Instructions for the task: Write again exactly the lines in the listing below, starting at the line with "Recreate this image" and ending at the line with "d3.scaleLinear().domain([10, 20]).range([m.bottom, m.top]);", both included. Pictures are not copied.

Listed entries:
start
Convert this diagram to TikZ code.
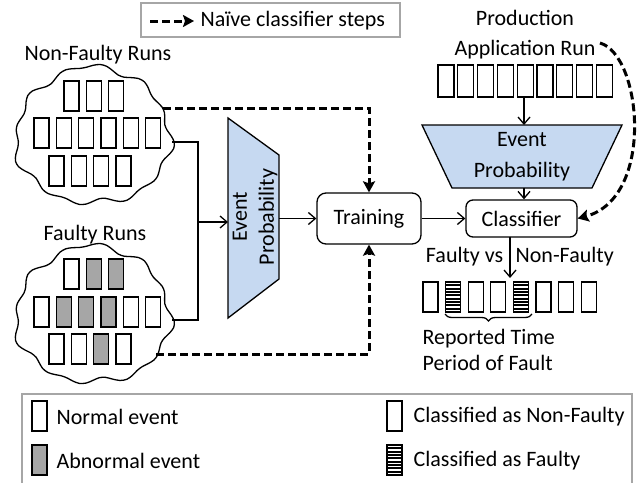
end
start
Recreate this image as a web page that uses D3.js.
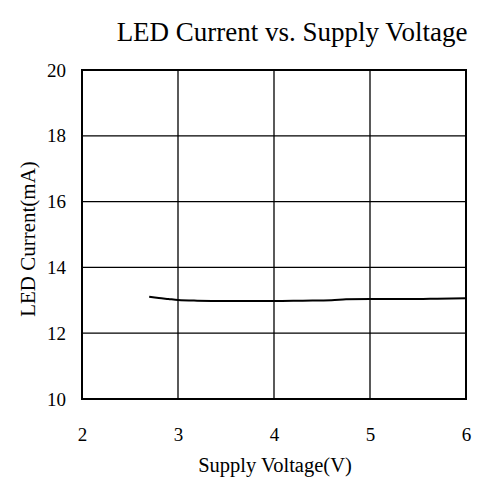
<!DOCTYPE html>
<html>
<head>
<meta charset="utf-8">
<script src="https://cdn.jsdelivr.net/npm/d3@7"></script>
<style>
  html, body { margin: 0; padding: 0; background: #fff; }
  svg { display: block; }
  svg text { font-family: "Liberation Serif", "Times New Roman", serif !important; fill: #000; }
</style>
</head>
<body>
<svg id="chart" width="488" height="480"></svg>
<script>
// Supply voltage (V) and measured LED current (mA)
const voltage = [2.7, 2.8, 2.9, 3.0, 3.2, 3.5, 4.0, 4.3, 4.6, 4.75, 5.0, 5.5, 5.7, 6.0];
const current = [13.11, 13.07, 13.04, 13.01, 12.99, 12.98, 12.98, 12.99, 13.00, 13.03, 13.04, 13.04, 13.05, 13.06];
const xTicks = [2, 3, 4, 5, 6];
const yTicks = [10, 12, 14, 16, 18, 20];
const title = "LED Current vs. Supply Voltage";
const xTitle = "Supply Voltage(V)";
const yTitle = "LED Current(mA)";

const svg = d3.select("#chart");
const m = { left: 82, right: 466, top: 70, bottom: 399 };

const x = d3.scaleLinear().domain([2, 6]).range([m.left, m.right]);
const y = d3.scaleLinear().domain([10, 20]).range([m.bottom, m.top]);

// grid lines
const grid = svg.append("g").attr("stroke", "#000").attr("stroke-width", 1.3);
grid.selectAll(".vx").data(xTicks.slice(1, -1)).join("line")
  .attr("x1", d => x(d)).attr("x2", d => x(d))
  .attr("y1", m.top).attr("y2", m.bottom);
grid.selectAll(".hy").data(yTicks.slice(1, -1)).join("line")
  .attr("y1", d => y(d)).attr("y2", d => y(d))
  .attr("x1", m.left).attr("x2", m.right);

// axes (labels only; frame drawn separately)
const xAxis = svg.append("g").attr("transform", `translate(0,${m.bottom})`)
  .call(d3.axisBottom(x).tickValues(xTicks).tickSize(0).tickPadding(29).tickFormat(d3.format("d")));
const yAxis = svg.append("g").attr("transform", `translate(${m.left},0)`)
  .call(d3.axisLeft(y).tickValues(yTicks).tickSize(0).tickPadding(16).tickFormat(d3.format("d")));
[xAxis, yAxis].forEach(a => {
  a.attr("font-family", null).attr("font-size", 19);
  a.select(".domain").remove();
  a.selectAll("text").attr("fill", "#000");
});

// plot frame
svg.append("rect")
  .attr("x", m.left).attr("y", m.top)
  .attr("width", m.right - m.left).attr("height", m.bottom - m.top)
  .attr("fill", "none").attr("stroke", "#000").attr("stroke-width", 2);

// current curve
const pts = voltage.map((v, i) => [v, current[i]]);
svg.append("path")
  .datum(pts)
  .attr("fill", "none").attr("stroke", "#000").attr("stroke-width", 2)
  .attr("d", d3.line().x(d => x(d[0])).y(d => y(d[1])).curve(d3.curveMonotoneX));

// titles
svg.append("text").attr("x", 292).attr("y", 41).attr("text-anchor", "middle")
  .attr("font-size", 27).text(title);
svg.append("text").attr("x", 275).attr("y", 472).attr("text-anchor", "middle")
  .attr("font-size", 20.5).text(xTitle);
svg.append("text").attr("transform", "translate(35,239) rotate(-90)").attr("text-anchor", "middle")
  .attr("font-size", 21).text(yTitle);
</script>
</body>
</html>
end
Reply:
Recreate this image as a web page that uses D3.js.
<!DOCTYPE html>
<html>
<head>
<meta charset="utf-8">
<script src="https://cdn.jsdelivr.net/npm/d3@7"></script>
<style>
  html, body { margin: 0; padding: 0; background: #fff; }
  svg { display: block; }
  svg text { font-family: "Liberation Serif", "Times New Roman", serif !important; fill: #000; }
</style>
</head>
<body>
<svg id="chart" width="488" height="480"></svg>
<script>
// Supply voltage (V) and measured LED current (mA)
const voltage = [2.7, 2.8, 2.9, 3.0, 3.2, 3.5, 4.0, 4.3, 4.6, 4.75, 5.0, 5.5, 5.7, 6.0];
const current = [13.11, 13.07, 13.04, 13.01, 12.99, 12.98, 12.98, 12.99, 13.00, 13.03, 13.04, 13.04, 13.05, 13.06];
const xTicks = [2, 3, 4, 5, 6];
const yTicks = [10, 12, 14, 16, 18, 20];
const title = "LED Current vs. Supply Voltage";
const xTitle = "Supply Voltage(V)";
const yTitle = "LED Current(mA)";

const svg = d3.select("#chart");
const m = { left: 82, right: 466, top: 70, bottom: 399 };

const x = d3.scaleLinear().domain([2, 6]).range([m.left, m.right]);
const y = d3.scaleLinear().domain([10, 20]).range([m.bottom, m.top]);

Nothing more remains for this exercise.